Write the lines out again, from the top of the material to the line containing "import numpy as np", pictures excluded.

# # # # #

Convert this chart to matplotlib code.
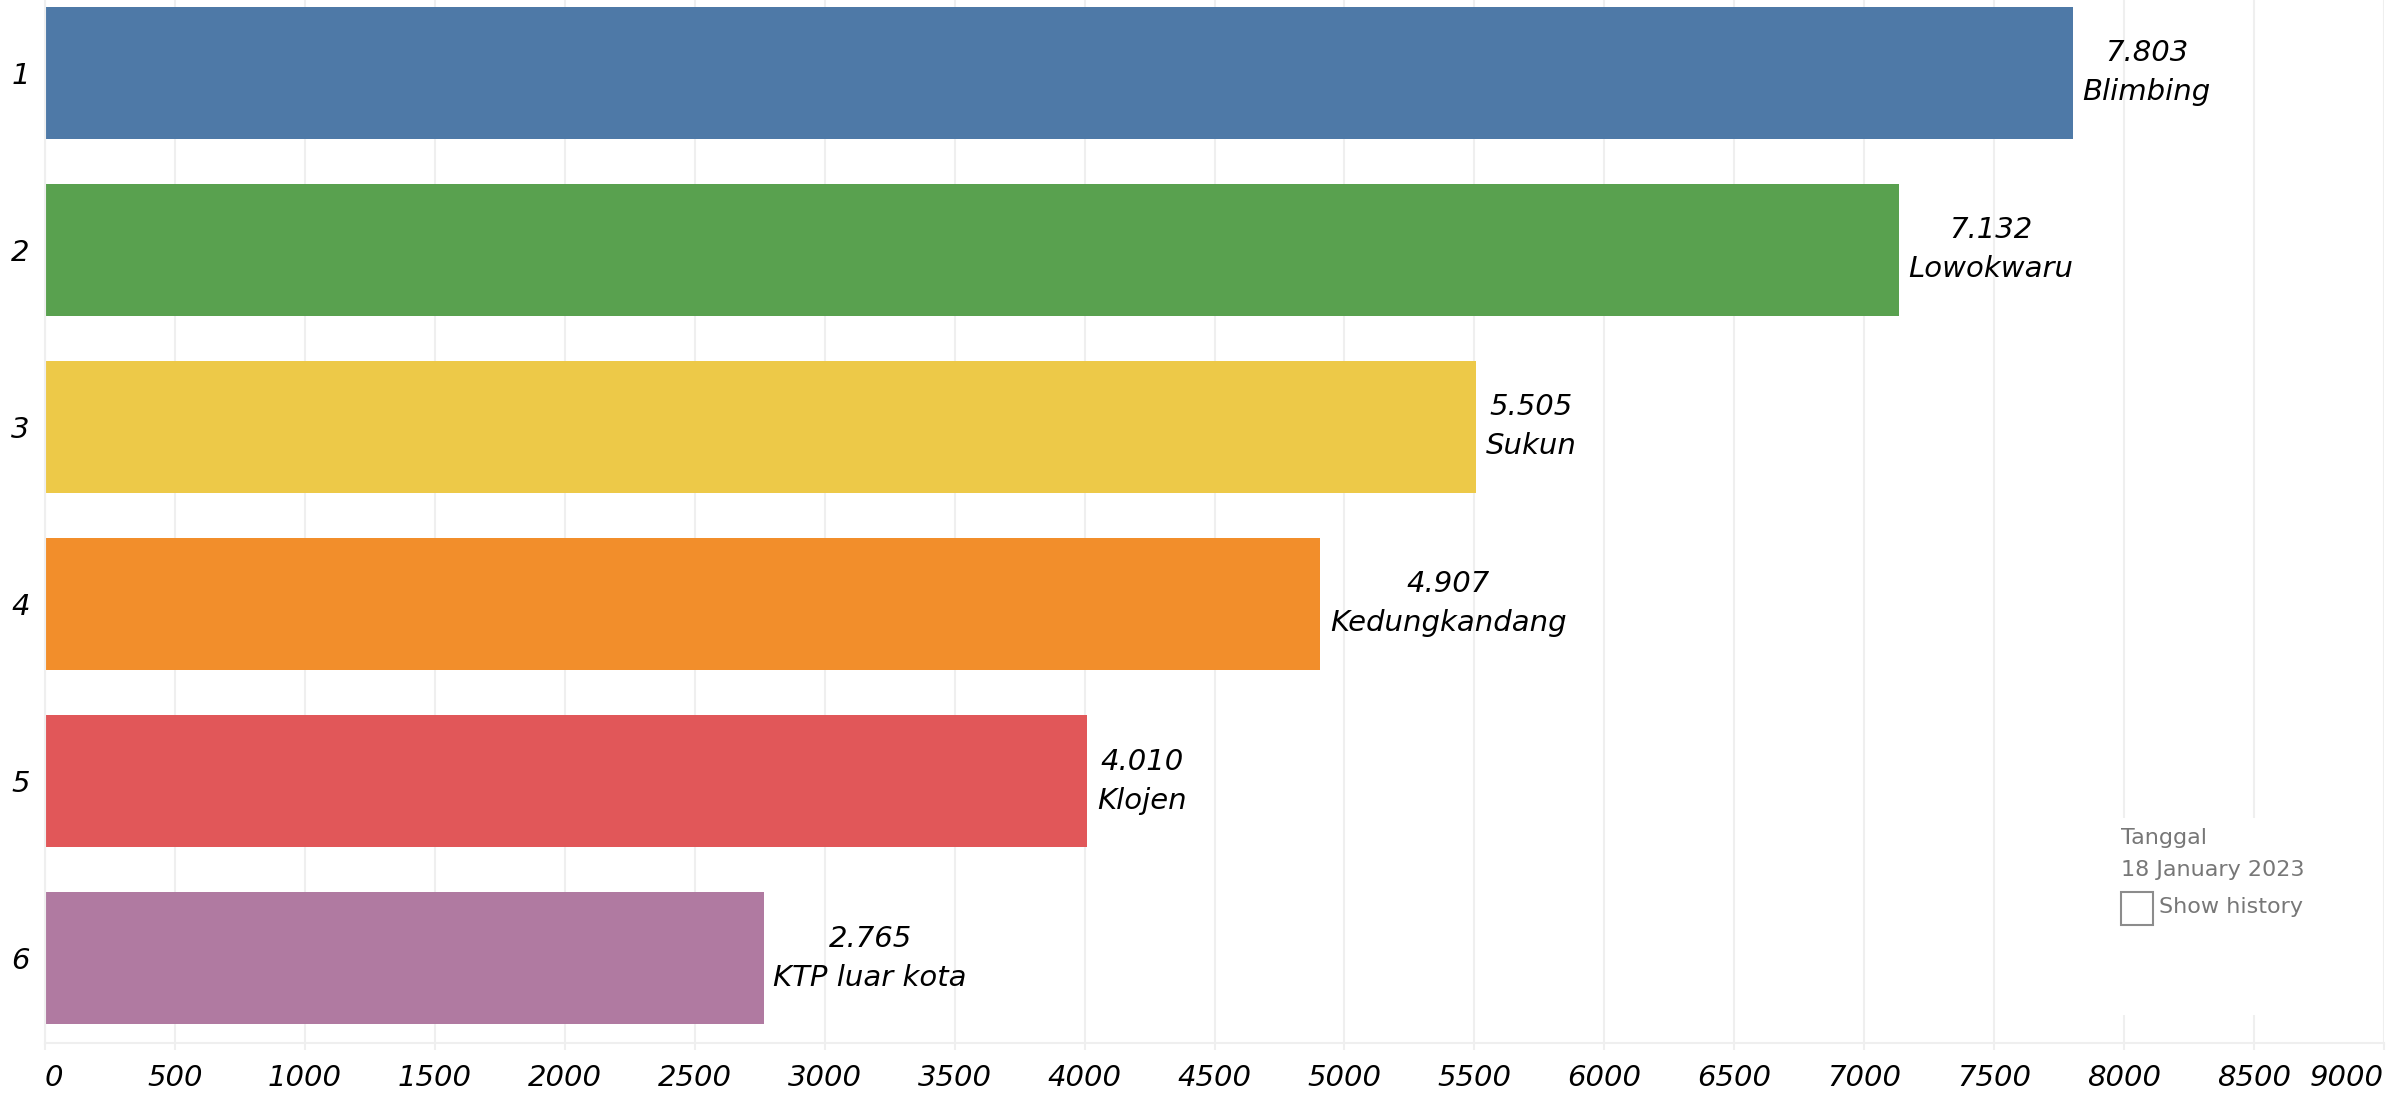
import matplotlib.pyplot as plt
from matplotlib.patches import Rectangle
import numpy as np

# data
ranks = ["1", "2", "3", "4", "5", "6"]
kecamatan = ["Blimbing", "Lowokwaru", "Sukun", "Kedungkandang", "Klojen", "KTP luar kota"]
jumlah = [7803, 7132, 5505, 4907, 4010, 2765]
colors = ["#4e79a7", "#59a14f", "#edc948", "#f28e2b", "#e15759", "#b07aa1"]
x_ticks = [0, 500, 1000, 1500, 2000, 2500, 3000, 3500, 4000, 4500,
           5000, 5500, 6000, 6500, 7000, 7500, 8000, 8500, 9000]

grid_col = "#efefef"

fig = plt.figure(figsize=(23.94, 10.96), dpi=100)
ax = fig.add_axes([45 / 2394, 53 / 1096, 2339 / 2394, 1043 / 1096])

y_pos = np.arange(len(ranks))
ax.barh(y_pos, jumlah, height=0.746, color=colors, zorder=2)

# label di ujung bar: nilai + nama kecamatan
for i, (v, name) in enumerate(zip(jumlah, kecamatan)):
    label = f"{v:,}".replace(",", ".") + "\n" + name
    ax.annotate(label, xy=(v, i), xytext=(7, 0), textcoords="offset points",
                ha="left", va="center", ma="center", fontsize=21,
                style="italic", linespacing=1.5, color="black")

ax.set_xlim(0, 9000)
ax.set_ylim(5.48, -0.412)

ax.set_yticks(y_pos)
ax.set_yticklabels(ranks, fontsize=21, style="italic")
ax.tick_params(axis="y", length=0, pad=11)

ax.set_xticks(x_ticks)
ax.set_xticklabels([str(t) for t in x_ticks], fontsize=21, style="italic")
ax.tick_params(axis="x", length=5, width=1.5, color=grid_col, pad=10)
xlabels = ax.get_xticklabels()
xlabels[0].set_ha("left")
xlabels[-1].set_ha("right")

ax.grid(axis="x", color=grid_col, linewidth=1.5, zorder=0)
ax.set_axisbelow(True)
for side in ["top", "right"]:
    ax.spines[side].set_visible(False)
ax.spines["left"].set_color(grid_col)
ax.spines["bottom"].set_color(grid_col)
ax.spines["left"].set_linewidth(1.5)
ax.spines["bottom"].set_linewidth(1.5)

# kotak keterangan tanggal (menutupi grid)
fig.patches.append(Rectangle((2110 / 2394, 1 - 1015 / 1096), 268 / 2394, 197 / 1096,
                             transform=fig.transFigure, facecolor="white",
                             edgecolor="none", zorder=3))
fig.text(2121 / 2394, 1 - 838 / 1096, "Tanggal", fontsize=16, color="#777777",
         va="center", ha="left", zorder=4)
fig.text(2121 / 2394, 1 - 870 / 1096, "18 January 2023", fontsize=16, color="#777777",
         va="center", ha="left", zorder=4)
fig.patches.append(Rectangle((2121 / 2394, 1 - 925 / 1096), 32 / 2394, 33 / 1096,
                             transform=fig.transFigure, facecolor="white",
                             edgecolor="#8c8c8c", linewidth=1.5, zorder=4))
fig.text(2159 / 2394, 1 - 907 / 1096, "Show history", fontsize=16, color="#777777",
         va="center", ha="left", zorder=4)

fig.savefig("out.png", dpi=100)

# # # # #

-- Result of this task --
Convert this chart to matplotlib code.
import matplotlib.pyplot as plt
from matplotlib.patches import Rectangle
import numpy as np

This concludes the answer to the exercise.